Friday, January 30, 2009

Clinton Ineligible For State Post

A conservative watchdog group filed a lawsuit Thursday arguing that Hillary Rodham Clinton cannot legally serve as secretary of state, even though she was sworn in last week. The suit is based on an obscure section of the Constitution on compensation for public officials, the emoluments clause. The clause says no member of Congress can be appointed to a government post if that job's pay was increased during the lawmaker's current term. Clinton was serving in Congress when the secretary of state's salary was raised to its current level of $191,300. So that Clinton could take the post, Congress last month lowered the salary to $186,600, the level when she began her second Senate term.A similar tactic has been used so that several other members of Congress from both parties could serve in the Cabinet. Judicial Watch, which has pursued several suits against Clinton and other officials over the years, argues there can be no exceptions to the clause.
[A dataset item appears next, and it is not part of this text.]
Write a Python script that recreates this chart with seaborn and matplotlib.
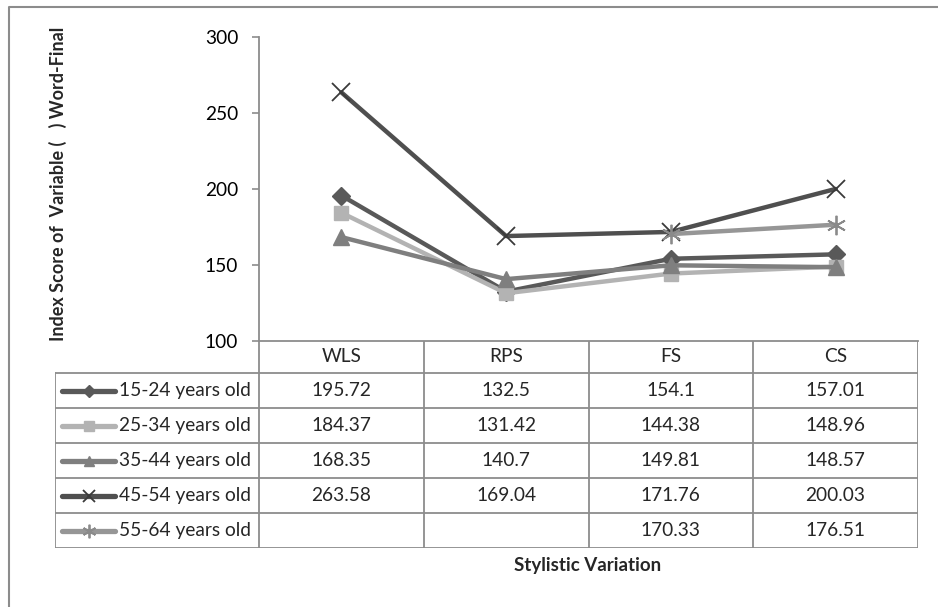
import numpy as np
import pandas as pd
import matplotlib.pyplot as plt
import seaborn as sns
from matplotlib.lines import Line2D

# podaci
categories = ['WLS', 'RPS', 'FS', 'CS']
groups = ['15-24 years old', '25-34 years old', '35-44 years old',
          '45-54 years old', '55-64 years old']
v1524 = [195.72, 132.5, 154.1, 157.01]
v2534 = [184.37, 131.42, 144.38, 148.96]
v3544 = [168.35, 140.7, 149.81, 148.57]
v4554 = [263.58, 169.04, 171.76, 200.03]
v5564 = [np.nan, np.nan, 170.33, 176.51]
values = [v1524, v2534, v3544, v4554, v5564]
yticks = [100, 150, 200, 250, 300]

line_colors = ['#595959', '#b3b3b3', '#7f7f7f', '#4f4f4f', '#969696']
mark_colors = ['#595959', '#b3b3b3', '#7f7f7f', '#3a3a3a', '#8a8a8a']
markers = ['D', 's', '^', 'x', (6, 2, 0)]
msizes = [9, 10, 11, 13, 14]
mews = [1, 1, 1, 1.3, 1.3]

sns.set_theme(style='white')
plt.rcParams['font.family'] = ['Lato', 'DejaVu Sans']
grid_c = '#8c8c8c'
fs = 13.8

W, H = 938, 607
fig = plt.figure(figsize=(W / 100, H / 100), dpi=100)

# glavni graf
ax = fig.add_axes([259 / W, 1 - 341 / H, 659 / W, 304 / H])
for g, vals, lc, mc, m, ms, mw in zip(groups, values, line_colors, mark_colors,
                                      markers, msizes, mews):
    df = pd.DataFrame({'cat': categories, 'val': vals}).dropna()
    sns.lineplot(data=df, x='cat', y='val', ax=ax, color=lc, lw=3.2,
                 marker=m, markersize=ms, markerfacecolor=mc,
                 markeredgecolor=mc, markeredgewidth=mw, sort=False)
ax.set_xlim(-0.5, 3.5)
ax.set_ylim(100, 300)
ax.set_yticks(yticks)
ax.set_xticks([])
ax.set_xlabel('')
ax.set_ylabel('')
ax.tick_params(axis='y', left=True, length=5, width=1.2, color=grid_c,
               pad=10, labelsize=fs, labelcolor='black')
for s in ['top', 'right']:
    ax.spines[s].set_visible(False)
for s in ['left', 'bottom']:
    ax.spines[s].set_color(grid_c)
    ax.spines[s].set_linewidth(1.3)

# tablica s podacima
x0 = -0.5 - (259 - 55) / 164.75
tab = fig.add_axes([55 / W, 1 - 548 / H, (918 - 55) / W, (548 - 341) / H])
tab.set_xlim(x0, 3.5)
tab.set_ylim(548, 341)
tab.axis('off')
rows = [373, 408, 443, 478, 513, 548]
for y in rows:
    tab.plot([x0, 3.5], [y, y], color=grid_c, lw=1.3, solid_capstyle='butt')
for x in [-0.5, 0.5, 1.5, 2.5, 3.5]:
    tab.plot([x, x], [341, 548], color=grid_c, lw=1.3)
tab.plot([x0, x0], [373, 548], color=grid_c, lw=1.3)

for i, c in enumerate(categories):
    tab.text(i, 357, c, ha='center', va='center', fontsize=fs)

px = lambda p: -0.5 + (p - 259) / 164.75
for r, (g, vals) in enumerate(zip(groups, values)):
    yc = (rows[r] + rows[r + 1]) / 2
    tab.add_line(Line2D([px(62), px(115)], [yc, yc], color=line_colors[r],
                        lw=3.8, solid_capstyle='round'))
    tab.add_line(Line2D([px(88.5)], [yc], marker=markers[r],
                        markersize=msizes[r] * 0.7,
                        markerfacecolor=mark_colors[r],
                        markeredgecolor=mark_colors[r],
                        markeredgewidth=mews[r], lw=0))
    tab.text(px(119), yc, g, ha='left', va='center', fontsize=fs)
    for i, v in enumerate(vals):
        if not np.isnan(v):
            tab.text(i, yc, f'{v:g}', ha='center', va='center', fontsize=fs)

# naslovi osi
fig.text(58 / W, 1 - 184 / H, 'Index Score of  Variable (   ) Word-Final',
         rotation=90, ha='center', va='center', fontsize=13,
         fontweight='bold')
fig.text(588 / W, 1 - 566 / H, 'Stylistic Variation', ha='center',
         va='center', fontsize=13.5, fontweight='bold')

# okvir
fig.add_artist(Line2D([9 / W, 9 / W, 1.0], [0, 1 - 7 / H, 1 - 7 / H],
                      color=grid_c, lw=1.5))

plt.savefig('out.png', dpi=100)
The group says that Hillary Clinton is "constitutionally ineligible" to be secretary of state until 2013, when her second Senate term would expire. She resigned from the Senate to take the Cabinet post. Judicial Watch filed the suit on behalf of State Department employee David Rodearmel. It says Rodearmel would violate the oath he took as a foreign service officer in 1991 to "support and defend" and "bear true faith and allegiance" to the Constitution by working for Clinton. A State Department spokesman declined to respond to the case.